Eric Lipton and Hiroko Tabuchi at the New York Times reported over the weekend about the lengths the federal government under President Donald Trump has gone to in order to make drilling and fracking easier for oil and gas developers. It’s offering up thousands of drilling permits and parcels of land to companies such as Chesapeake Energy and Chevron. More than 12.8 million acres were offered during the last fiscal year ending in September, a huge jump from previous years.

Here’s how they’re doing it: Regulators are weakening protections for wildlife, air quality, and groundwater supplies, often by following what the Times describes as “detailed industry scripts” for rollbacks.

The Interior Department under Secretary Ryan Zinke has offered so much land in auctions that most haven’t had any bidders at all. The department last year sent out a memorandum to field offices telling them to “alleviate unnecessary impediments and burdens” and to “expedite the offering of lands for lease.” In other words, to make leases for drilling easier and faster to get.

The changes have been lucrative: According to the Times, Wyoming got $669 million from federal oil, gas, and coal sales last year, and New Mexico got $1 billion in bids.

But they have also come at a cost. The Trump administration watered down Obama-era rules meant to curb methane flaring or venting, which according to the Times is 30 times more potent than carbon dioxide. Energy companies are now flaring and venting methane at much higher rates than just two years ago.

A call for bids announced in August, which drew interest from 116 companies, included land where deer migrate and birds mate, protesters to the call said, according to the Times. They also said drilling on that land would increase air pollution and ozone levels in Wyoming and could deplete groundwater supplies. State government officials from Utah, Wyoming, and Colorado have also pushed back on the federal government’s moves.

A spokesperson for the Interior Department told the Times that the agency has taken steps to limit the impact of drilling.
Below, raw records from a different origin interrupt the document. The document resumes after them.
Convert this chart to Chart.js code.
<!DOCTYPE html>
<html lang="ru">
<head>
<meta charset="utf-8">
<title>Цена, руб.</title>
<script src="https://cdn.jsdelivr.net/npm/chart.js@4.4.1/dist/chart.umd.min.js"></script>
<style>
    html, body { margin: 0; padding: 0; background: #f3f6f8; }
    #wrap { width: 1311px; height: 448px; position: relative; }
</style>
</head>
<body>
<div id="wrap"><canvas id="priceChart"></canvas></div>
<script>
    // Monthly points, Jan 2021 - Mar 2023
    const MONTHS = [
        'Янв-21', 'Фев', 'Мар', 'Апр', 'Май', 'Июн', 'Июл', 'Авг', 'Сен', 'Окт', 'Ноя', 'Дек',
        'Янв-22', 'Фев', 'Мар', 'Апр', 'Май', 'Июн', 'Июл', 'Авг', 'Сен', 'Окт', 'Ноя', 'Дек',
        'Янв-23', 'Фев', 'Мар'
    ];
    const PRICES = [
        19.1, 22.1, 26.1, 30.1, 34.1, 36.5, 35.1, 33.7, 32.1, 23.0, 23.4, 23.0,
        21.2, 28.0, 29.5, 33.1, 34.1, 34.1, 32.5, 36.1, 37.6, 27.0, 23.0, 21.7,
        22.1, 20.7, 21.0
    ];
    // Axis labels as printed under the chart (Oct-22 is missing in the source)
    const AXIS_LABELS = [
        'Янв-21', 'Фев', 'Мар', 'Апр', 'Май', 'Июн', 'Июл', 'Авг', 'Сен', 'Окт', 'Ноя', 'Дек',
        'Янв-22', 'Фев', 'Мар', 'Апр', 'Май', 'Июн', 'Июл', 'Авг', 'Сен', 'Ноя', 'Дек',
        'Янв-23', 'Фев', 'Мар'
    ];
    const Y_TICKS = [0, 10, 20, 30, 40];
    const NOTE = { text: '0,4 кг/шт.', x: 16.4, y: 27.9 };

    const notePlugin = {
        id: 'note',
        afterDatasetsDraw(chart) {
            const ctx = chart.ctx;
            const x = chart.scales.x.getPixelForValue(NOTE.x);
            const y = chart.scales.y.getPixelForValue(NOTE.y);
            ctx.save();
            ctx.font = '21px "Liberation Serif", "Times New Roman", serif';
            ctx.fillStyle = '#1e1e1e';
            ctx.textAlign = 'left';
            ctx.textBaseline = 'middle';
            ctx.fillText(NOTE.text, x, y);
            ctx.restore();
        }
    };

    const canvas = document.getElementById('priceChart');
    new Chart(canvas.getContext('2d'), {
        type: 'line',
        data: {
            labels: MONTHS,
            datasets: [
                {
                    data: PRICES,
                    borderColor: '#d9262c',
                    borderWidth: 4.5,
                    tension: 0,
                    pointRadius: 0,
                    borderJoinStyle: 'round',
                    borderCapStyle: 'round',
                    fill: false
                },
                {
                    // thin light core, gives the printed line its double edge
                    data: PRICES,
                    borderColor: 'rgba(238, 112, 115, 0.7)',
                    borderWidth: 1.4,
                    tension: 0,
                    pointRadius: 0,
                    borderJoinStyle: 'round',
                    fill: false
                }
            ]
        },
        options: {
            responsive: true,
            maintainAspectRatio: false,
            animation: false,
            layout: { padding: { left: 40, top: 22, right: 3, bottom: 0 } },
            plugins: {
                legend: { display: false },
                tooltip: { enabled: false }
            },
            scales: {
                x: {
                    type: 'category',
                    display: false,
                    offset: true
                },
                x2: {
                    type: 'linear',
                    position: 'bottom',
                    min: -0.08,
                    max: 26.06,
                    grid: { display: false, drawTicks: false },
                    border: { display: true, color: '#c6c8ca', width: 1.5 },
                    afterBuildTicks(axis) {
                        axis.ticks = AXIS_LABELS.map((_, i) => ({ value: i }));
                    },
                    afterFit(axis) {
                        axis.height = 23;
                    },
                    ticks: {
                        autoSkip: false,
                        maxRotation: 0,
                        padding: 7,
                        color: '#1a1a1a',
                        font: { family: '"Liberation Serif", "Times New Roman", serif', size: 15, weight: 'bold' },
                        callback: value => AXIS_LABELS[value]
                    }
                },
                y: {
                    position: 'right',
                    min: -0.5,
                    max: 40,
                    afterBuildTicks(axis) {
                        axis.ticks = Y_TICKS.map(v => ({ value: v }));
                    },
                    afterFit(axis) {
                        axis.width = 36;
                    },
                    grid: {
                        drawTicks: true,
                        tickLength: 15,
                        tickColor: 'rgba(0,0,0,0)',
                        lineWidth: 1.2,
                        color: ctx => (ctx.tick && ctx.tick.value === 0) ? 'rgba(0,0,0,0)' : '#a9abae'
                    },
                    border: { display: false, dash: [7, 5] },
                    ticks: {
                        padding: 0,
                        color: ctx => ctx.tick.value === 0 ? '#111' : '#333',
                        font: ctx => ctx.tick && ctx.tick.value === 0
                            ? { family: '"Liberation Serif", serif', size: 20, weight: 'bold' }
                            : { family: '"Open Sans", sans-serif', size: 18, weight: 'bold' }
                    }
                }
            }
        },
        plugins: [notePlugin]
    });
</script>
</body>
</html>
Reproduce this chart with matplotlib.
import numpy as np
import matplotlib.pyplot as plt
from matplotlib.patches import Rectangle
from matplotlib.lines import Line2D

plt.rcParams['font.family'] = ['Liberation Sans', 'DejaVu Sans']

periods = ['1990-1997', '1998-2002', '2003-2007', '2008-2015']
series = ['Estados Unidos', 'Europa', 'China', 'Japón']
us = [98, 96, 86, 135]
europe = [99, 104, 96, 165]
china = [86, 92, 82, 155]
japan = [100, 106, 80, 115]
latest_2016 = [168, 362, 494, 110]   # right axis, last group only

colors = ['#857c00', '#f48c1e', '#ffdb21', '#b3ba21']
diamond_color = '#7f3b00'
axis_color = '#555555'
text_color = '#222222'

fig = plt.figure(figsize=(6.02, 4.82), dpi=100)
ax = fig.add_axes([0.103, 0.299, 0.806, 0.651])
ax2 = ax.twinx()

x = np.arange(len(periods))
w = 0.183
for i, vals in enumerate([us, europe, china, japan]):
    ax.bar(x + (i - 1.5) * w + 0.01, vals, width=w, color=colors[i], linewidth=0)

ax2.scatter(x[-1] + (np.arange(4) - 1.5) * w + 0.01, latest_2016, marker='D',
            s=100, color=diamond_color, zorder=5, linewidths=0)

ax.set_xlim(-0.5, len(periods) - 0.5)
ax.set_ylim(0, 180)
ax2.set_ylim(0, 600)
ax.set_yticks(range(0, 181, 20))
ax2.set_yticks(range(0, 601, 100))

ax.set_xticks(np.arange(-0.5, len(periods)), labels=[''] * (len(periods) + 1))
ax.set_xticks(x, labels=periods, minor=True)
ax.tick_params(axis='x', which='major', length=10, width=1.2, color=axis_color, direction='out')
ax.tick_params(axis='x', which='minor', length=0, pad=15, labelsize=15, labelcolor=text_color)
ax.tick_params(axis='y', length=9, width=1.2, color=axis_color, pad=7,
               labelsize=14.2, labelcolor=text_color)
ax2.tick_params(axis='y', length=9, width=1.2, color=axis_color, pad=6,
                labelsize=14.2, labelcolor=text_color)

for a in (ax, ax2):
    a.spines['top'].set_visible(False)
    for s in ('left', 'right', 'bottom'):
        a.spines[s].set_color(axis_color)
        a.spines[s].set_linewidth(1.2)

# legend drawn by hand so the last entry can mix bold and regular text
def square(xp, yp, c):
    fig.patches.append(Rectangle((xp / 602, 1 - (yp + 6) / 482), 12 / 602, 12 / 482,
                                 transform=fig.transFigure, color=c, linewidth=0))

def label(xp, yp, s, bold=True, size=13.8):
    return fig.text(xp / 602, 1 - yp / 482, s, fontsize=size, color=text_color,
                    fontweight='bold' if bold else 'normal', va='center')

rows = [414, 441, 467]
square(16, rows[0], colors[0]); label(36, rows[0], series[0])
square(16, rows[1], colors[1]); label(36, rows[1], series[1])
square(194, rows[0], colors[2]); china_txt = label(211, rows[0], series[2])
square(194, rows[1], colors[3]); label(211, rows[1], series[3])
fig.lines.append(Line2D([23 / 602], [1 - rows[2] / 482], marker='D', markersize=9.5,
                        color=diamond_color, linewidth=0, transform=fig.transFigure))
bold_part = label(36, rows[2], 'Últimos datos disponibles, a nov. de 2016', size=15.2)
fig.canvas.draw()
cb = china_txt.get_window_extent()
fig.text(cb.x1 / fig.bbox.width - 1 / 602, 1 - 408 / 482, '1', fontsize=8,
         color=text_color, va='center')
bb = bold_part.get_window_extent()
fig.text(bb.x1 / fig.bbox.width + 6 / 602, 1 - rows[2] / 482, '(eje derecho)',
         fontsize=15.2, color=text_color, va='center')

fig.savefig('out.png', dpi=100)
The oil and gas industry seems to be dictating a lot of what’s happening

Trump has promised to foster “American energy dominance” and has put emphasis on reviving the United States’ coal, gas, and oil industries. He’s largely brushed aside concerns about climate change and the potential effects of fossil fuels, as recently as this month telling Lesley Stahl on 60 Minutes that while he doesn’t think climate change is a “hoax,” it will probably just change back again.

He also said global warming is not man-made, despite significant scientific evidence otherwise, including from his own administration. “You’d have to show me the scientists, because they have a very big political agenda,” he said.

Given that inclination, it’s perhaps not surprising — but still disturbing — how easily the Trump administration appears to be swayed by oil and gas industry executives and lobbyists.

The Times report describes how a pair of oil and gas industry lobbyists and a ConocoPhillips executive reached out to the Interior Department about Obama-era rules regarding the mating grounds used by the sage grouse, a species of bird. Those regulations said that drilling could not take place within 3.1 miles of where the male birds gather for mating season:

[Samantha McDonald, a lobbyist for the Independent Petroleum Association of America] followed up the next month, asking Timothy Williams, a senior official at the Interior Department, if the bureau had “been able to resolve this map discrepancy in Wyoming yet?” Two minutes later, he responded, “We are working on it. I have let the secretary know as well.”

Last summer, Mr. Zinke proposed a new policy that reflected the change the oil companies had requested. A final action is expected soon.